Most women will lose weight on a 1,400-calorie-a-day diet; men on 1,700. Don't kid yourself though. If the 1,400 calories come from fast food, you won't be able to stick to the plan because you won't get enough nourishment. Eat food as close to its natural source as possible, say nutrition experts. That means eating apples rather than drinking apple juice and snacking on cherries rather than cherries jubilee.

"If you want vitamins and antioxidants, Mother Nature packages those much better than people do," Bonow says.

-- Information from Times files and wire reports was used in this story.

Help online

For information on nutrition and finding a dietitian in your area, log on to the American Diabetes Association Web site at www.diabetes.org. Other helpful nutrition sites include:

American Heart Association, www.americanheart.org

Tufts University Nutrition Navigator, www.navigator.tufts.edu/

American Dietetic Association, www.eatright.org

National Institutes of Health, www.nih.gov/

We do enjoy diet books

Need proof of just how polarized we are about nutrition and how interested we are in finding the best way to eat?

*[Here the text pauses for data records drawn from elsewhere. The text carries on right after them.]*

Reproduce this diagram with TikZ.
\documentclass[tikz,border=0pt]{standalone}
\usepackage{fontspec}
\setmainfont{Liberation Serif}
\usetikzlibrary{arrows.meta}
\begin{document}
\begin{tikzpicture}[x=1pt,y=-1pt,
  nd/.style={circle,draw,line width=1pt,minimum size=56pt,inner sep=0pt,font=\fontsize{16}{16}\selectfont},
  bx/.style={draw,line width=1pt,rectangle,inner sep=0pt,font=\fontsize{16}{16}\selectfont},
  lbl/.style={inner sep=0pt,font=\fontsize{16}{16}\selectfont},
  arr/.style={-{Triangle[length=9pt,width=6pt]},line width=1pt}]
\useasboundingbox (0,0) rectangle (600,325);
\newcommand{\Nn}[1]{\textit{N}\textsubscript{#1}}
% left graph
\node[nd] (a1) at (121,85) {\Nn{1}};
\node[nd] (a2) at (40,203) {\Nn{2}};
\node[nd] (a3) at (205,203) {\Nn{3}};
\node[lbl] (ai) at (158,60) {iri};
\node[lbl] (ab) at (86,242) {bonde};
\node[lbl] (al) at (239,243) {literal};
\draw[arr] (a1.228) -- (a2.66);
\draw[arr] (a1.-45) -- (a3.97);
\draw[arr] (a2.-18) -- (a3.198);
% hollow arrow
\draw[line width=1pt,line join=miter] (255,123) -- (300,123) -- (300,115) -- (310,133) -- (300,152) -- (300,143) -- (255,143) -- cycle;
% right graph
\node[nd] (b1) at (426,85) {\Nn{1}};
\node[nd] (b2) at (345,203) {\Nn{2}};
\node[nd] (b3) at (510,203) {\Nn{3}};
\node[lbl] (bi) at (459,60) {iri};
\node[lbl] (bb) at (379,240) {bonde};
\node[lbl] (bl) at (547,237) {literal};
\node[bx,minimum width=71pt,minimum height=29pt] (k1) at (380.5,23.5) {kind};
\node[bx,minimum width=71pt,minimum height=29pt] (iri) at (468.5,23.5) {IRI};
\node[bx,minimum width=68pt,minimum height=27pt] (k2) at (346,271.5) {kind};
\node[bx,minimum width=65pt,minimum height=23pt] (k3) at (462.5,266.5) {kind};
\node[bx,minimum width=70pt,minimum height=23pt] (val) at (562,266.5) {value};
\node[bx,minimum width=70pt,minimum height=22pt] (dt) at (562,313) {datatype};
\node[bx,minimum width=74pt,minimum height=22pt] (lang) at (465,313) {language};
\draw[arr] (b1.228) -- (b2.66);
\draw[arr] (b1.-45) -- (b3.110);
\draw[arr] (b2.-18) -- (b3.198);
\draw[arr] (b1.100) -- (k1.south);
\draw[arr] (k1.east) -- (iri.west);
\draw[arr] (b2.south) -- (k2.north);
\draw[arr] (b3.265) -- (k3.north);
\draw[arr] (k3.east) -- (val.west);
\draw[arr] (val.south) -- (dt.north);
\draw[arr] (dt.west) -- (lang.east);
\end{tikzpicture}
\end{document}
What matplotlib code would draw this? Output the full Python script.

Here are last week's best-selling food books compiled by the Los Angeles Times.

The rankings are based on a Times poll of national cookbook and independent booksellers.

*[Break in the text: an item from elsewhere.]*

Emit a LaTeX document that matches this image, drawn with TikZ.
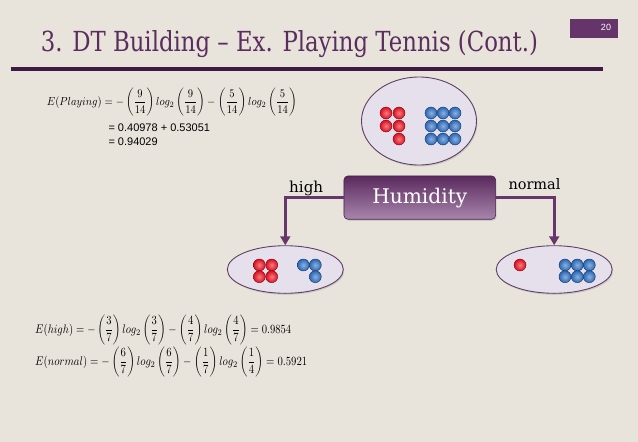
\documentclass[tikz,border=0pt]{standalone}
\usepackage{amsmath}
\usepackage{graphicx}
\usepackage{fontspec}
\setmainfont{DejaVu Serif}
\newfontfamily\sansf{Liberation Sans}
\usetikzlibrary{shapes.geometric,arrows.meta,shadows}
\definecolor{bg}{HTML}{E9E4DB}
\definecolor{ttl}{HTML}{5A2D5E}
\definecolor{rulec}{HTML}{3E1A44}
\definecolor{pbox}{HTML}{64346A}
\definecolor{conn}{HTML}{66366C}
\definecolor{efill}{HTML}{E6E0EC}
\definecolor{edraw}{HTML}{5E4064}
\definecolor{htop}{HTML}{5A2A5E}
\definecolor{hbot}{HTML}{A886AC}
\definecolor{dred}{HTML}{EE1020}
\definecolor{dblue}{HTML}{2E70C4}
\begin{document}
\begin{tikzpicture}[x=1pt,y=-1pt,
  setell/.style={ellipse, draw=edraw, line width=0.9pt, fill=efill, inner sep=0pt,
    drop shadow={shadow xshift=1pt, shadow yshift=-1.5pt, opacity=0.25}},
  reddot/.style={circle, inner sep=0pt, minimum size=12pt, inner color=dred!55!white, outer color=dred!92!black, draw=dred!50!black, line width=0.4pt},
  bluedot/.style={circle, inner sep=0pt, minimum size=12pt, inner color=dblue!55!white, outer color=dblue!92!black, draw=dblue!50!black, line width=0.4pt},
  attrbox/.style={rounded corners=4pt, top color=htop, bottom color=hbot, draw=htop!80!black, line width=0.6pt,
    inner sep=0pt, text=white, drop shadow={shadow xshift=1pt, shadow yshift=-1.5pt, opacity=0.25}},
  conn/.style={draw=conn, line width=3pt, -{Triangle[width=10pt,length=9pt]}},
  eqn/.style={anchor=west, inner sep=0pt},
  numline/.style={anchor=west, inner sep=0pt, font=\sansf\fontsize{11}{13}\selectfont},
  branch/.style={anchor=base west, inner sep=0pt}
]
\useasboundingbox (0,0) rectangle (638,442);
\fill[bg] (0,0) rectangle (638,442);

% title and header
\node[anchor=base west, inner sep=0pt, text=ttl] (title) at (40.7,51)
  {\resizebox{497pt}{21pt}{3. DT Building – Ex. Playing Tennis (Cont.)}};
\draw[rulec, line width=3.3pt] (10.7,69) -- (603,69);
\node[fill=pbox, minimum width=47.6pt, minimum height=19.4pt, inner sep=0pt, anchor=north west] (pg) at (569.7,18.3) {};
\node[text=white, inner sep=0pt, font=\sansf\fontsize{9}{10}\selectfont] (pgn) at (606,27.7) {20};

% sets
\node[setell, minimum width=115pt, minimum height=88pt] (root) at (419,121) {};
\node[setell, minimum width=116pt, minimum height=47.6pt] (hi) at (285.3,269.5) {};
\node[setell, minimum width=116pt, minimum height=47.6pt] (no) at (554.2,269.5) {};

\foreach \x/\y [count=\i] in {386/113,399/113,386/126,399/126,399/139}
  \node[reddot] (rr\i) at (\x,\y) {};
\foreach \x [count=\i] in {431,443,455}
  \foreach \y [count=\j] in {113,126,139}
    \node[bluedot] (rb\i\j) at (\x,\y) {};

\foreach \x/\y [count=\i] in {259.3/265,271.7/265,259.3/276.7,271.7/276.7}
  \node[reddot] (hr\i) at (\x,\y) {};
\foreach \x/\y [count=\i] in {303.3/265,315.3/265,315.3/276.7}
  \node[bluedot] (hb\i) at (\x,\y) {};

\node[reddot] (nr1) at (520,265) {};
\foreach \x [count=\i] in {565,577.3,589.3}
  \foreach \y [count=\j] in {265,276.7}
    \node[bluedot] (nb\i\j) at (\x,\y) {};

% attribute node
\node[attrbox, minimum width=151.7pt, minimum height=43.3pt] (hum) at (419.8,197.6)
  {\resizebox{95pt}{!}{Humidity}};

\draw[conn] (hum.west) -| (hi.north);
\draw[conn] (hum.east) -| (no.north);
\node[branch] (lhigh) at (289,192.3) {\resizebox{34pt}{!}{high}};
\node[branch] (lnormal) at (508.3,189.3) {\resizebox{52pt}{!}{normal}};

% equations
\node[eqn] (ep) at (46.7,102.5) {\resizebox*{250pt}{28pt}{$E(Playing) = -\left(\dfrac{9}{14}\right) log_2 \left(\dfrac{9}{14}\right) - \left(\dfrac{5}{14}\right) log_2 \left(\dfrac{5}{14}\right)$}};
\node[numline] (ep2) at (108.3,127.7) {= 0.40978 + 0.53051};
\node[numline] (ep3) at (108.3,141.7) {= 0.94029};

\node[eqn] (eh) at (35,330) {\resizebox*{256pt}{30pt}{$E(high) = -\left(\dfrac{3}{7}\right) log_2\left(\dfrac{3}{7}\right) - \left(\dfrac{4}{7}\right) log_2\left(\dfrac{4}{7}\right) = 0.9854$}};
\node[eqn] (en) at (35,362) {\resizebox*{272pt}{30pt}{$E(normal) = -\left(\dfrac{6}{7}\right) log_2\left(\dfrac{6}{7}\right) - \left(\dfrac{1}{7}\right) log_2\left(\dfrac{1}{4}\right) = 0.5921$}};
\end{tikzpicture}
\end{document}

1. Dr. Atkins' New Diet Revolution by Robert C. Atkins. High-protein, low-carb dieting regime.

2. The Healthy Kitchen by Andrew Weil and Rosie Daley. Cookbook for Weil's low-fat, organic whole-foods eating plan.

3. Fast Food Nation by Eric Schlosser. Indictment of the "unhealthy" fast-food industry.

4. I'm Just Here for the Food by Alton Brown. A scientific explanation of cooking by host of Food Network's Good Eats.

5. Cooking Thin With Chef Kathleen by Kathleen Daelemans. Cookbook for low-fat, high-flavor diet.

Personal stories from formerly overweight host of Food Network's Cooking Thin.

6. 30-Minute Meals by Rachael Ray. Companion book to Ray's Food Network show of the same name. Quick homemade meals.

7. Weight Watchers New Complete Cookbook. Latest general cookbook by venerable weight-loss organization which promotes a moderate, balanced diet.

8. How to Be a Domestic Goddess by Nigella Lawson. British diva shares her entertaining secrets.

9. The Schwarzbein Principle Cookbook by Diana Schwarzbein, Nancy Deville and Evelyn Jacob Jaffe. Cookbook for Schwarzbein's high-protein, low-carb diet. She's an Atkins proponent.

10. How to Eat by Nigella Lawson. Lawson describes herself as an eater, not a cook in this tribute to eating well.